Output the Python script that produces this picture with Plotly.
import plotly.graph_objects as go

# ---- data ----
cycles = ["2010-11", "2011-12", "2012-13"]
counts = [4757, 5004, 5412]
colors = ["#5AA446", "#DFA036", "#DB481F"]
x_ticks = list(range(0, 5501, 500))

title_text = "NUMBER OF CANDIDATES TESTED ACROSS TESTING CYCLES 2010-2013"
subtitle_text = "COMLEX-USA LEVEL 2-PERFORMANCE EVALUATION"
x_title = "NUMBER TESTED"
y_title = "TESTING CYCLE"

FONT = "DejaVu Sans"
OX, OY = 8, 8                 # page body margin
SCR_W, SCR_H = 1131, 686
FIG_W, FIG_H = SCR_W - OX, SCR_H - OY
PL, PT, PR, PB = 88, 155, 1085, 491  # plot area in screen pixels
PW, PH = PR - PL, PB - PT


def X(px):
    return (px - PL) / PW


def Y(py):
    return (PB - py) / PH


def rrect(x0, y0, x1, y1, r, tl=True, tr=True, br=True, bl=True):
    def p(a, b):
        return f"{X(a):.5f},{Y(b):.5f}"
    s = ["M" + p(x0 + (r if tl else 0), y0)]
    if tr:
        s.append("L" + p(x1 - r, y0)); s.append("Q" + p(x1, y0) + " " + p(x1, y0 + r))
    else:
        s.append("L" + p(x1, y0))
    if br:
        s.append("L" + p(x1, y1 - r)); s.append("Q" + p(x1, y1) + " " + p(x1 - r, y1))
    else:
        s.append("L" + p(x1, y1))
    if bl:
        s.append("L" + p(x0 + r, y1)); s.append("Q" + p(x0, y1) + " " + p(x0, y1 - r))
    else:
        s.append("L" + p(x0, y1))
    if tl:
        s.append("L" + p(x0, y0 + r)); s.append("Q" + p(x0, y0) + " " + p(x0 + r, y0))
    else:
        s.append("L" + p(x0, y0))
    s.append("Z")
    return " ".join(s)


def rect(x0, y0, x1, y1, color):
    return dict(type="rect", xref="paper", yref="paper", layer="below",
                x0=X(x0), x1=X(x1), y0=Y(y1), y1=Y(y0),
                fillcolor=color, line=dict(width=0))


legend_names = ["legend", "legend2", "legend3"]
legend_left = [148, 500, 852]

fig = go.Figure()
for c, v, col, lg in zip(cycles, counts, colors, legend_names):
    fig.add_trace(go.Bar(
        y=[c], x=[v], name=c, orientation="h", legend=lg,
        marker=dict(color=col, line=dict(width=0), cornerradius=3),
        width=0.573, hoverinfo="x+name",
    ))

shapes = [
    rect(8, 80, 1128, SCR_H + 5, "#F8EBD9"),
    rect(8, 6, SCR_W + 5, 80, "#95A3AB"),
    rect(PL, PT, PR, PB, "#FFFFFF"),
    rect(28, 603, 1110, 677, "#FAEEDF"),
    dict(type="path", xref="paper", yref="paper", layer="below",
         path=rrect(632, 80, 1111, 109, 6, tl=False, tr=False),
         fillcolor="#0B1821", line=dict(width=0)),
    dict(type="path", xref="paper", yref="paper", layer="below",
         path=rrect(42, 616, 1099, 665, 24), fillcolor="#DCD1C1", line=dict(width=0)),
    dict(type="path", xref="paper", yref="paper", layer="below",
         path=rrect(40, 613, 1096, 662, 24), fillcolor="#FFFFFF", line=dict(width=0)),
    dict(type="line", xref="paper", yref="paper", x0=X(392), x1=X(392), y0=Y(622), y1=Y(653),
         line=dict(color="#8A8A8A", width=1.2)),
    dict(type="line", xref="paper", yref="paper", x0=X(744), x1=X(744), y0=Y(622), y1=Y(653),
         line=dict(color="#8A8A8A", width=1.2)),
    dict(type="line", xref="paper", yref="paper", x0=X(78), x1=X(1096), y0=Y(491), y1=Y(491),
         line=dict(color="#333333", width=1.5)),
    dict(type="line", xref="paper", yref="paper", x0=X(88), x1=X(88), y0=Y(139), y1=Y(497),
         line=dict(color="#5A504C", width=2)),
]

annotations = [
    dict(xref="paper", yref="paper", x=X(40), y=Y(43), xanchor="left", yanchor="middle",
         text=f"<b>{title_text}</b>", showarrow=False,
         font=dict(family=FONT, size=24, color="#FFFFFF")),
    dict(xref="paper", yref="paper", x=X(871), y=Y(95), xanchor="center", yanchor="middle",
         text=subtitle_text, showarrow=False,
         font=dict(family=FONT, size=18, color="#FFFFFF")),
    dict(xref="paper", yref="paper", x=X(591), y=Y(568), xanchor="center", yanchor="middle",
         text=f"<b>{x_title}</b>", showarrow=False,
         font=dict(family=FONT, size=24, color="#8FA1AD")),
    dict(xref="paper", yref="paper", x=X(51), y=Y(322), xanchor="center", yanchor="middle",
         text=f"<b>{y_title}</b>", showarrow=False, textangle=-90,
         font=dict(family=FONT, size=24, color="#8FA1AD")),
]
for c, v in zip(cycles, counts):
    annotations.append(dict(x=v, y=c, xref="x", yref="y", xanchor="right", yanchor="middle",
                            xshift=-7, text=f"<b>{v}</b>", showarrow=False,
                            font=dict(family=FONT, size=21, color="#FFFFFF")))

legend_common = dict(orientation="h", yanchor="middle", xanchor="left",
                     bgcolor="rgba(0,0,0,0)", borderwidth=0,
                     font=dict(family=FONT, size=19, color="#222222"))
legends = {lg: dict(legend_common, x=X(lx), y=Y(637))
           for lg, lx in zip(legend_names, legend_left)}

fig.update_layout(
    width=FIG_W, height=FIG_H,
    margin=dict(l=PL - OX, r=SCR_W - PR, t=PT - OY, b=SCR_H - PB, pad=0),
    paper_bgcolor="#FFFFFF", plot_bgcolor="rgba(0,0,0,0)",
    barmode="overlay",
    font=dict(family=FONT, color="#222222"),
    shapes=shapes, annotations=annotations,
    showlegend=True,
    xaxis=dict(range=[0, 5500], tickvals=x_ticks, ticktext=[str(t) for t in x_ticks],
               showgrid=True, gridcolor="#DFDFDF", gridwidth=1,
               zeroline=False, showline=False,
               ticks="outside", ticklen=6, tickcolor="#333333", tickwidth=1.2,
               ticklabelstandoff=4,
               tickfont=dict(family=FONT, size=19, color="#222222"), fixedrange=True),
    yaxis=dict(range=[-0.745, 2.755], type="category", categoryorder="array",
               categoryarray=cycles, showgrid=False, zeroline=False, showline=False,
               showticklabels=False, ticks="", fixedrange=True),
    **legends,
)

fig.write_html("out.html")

...

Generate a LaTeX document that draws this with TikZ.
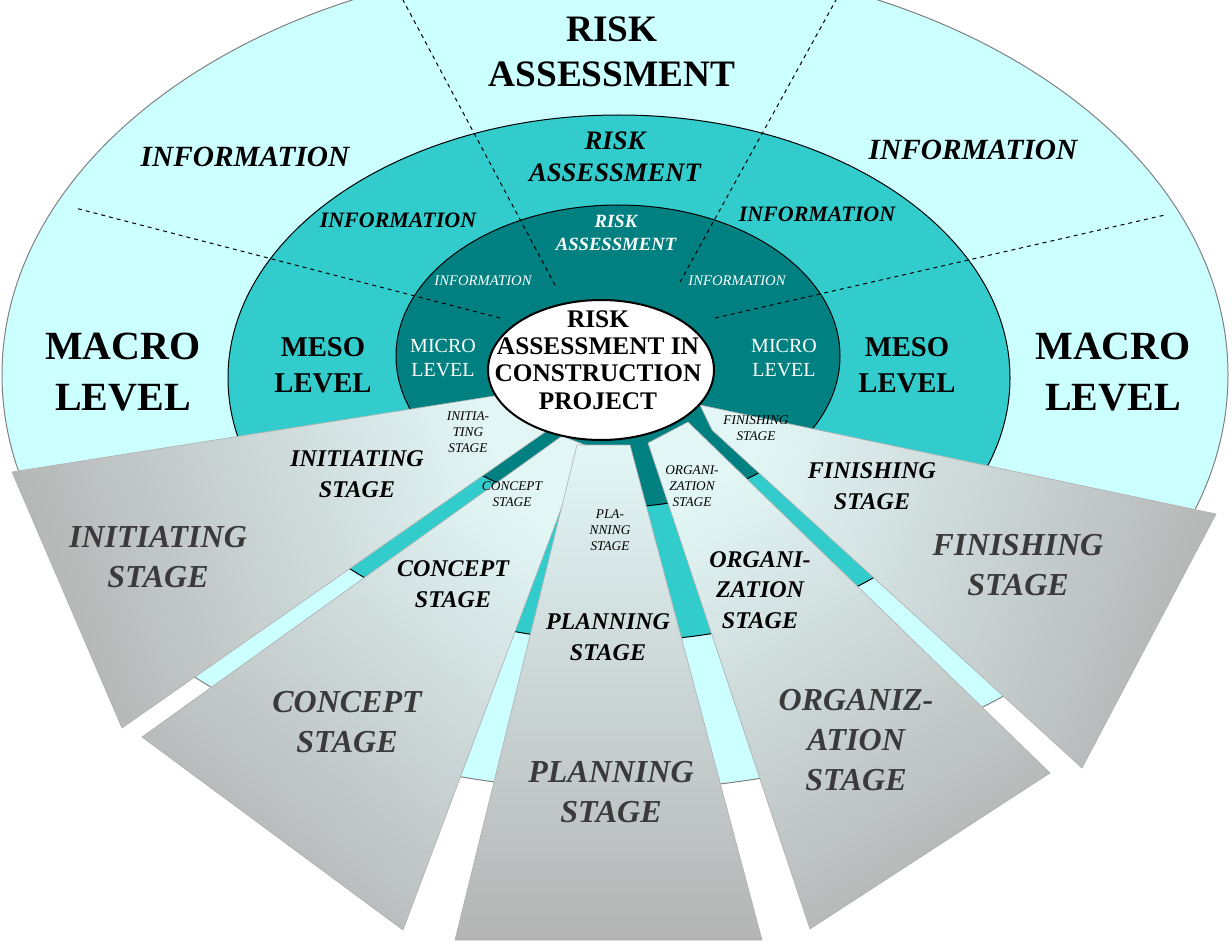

==

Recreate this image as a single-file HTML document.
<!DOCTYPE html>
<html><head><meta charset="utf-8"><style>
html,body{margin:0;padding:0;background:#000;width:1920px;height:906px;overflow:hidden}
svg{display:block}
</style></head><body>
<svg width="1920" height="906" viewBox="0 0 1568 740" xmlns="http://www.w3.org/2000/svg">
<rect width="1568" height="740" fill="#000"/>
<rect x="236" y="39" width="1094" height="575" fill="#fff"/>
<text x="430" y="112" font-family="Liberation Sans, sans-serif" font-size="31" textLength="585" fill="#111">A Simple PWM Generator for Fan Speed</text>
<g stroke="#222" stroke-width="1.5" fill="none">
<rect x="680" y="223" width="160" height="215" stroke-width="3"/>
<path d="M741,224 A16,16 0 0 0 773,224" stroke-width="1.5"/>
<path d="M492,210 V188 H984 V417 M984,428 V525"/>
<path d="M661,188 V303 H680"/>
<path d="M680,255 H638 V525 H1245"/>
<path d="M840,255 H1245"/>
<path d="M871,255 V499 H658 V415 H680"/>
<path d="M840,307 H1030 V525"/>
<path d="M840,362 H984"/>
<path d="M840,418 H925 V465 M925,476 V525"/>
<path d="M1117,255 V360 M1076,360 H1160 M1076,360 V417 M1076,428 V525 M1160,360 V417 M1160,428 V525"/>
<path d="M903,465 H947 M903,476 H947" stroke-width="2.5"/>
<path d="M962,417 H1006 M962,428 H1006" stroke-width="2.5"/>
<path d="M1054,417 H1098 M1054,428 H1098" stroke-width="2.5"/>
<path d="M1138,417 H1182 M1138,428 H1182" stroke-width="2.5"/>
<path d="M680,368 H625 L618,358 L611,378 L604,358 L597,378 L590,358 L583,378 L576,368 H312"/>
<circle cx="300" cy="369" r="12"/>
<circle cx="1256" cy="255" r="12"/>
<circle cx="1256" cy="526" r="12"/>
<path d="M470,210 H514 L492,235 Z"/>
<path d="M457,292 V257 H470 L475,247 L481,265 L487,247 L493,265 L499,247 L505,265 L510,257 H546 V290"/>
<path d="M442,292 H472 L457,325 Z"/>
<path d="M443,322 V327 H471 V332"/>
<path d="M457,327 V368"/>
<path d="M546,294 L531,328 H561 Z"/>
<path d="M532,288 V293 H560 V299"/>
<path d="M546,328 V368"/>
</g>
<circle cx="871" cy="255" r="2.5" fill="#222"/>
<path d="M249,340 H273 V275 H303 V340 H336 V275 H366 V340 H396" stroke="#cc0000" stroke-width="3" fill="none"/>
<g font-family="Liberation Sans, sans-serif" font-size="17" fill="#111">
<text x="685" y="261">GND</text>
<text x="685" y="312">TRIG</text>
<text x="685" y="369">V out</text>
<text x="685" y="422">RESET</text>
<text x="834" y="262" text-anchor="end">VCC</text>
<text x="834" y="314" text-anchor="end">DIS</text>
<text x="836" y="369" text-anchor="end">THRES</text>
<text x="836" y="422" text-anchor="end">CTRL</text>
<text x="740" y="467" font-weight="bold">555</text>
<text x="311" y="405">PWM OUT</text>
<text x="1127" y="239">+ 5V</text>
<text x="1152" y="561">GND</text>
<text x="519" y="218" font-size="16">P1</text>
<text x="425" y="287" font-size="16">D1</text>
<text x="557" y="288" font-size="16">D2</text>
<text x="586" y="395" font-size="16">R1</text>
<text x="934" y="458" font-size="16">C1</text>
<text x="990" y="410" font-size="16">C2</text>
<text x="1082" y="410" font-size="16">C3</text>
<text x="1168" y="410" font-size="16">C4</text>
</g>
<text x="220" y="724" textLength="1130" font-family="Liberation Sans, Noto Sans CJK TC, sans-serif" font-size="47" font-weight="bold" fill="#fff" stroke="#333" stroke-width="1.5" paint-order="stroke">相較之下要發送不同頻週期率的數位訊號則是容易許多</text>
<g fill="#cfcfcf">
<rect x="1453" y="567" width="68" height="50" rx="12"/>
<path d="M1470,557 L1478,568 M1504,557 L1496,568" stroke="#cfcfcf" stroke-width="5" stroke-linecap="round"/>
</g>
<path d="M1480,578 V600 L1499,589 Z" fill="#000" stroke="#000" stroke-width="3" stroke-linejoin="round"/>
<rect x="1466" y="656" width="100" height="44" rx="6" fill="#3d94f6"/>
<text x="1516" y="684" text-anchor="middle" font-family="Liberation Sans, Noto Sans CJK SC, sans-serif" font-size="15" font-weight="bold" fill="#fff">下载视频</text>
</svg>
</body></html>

SET TASK:
Write out only the lines that run from the line containing "Output the Python" through the line containing "x_ticks = list(range(0, 5501, 500))", both included, exactly as they appear above.

RESULT BELOW:
Output the Python script that produces this picture with Plotly.
import plotly.graph_objects as go

# ---- data ----
cycles = ["2010-11", "2011-12", "2012-13"]
counts = [4757, 5004, 5412]
colors = ["#5AA446", "#DFA036", "#DB481F"]
x_ticks = list(range(0, 5501, 500))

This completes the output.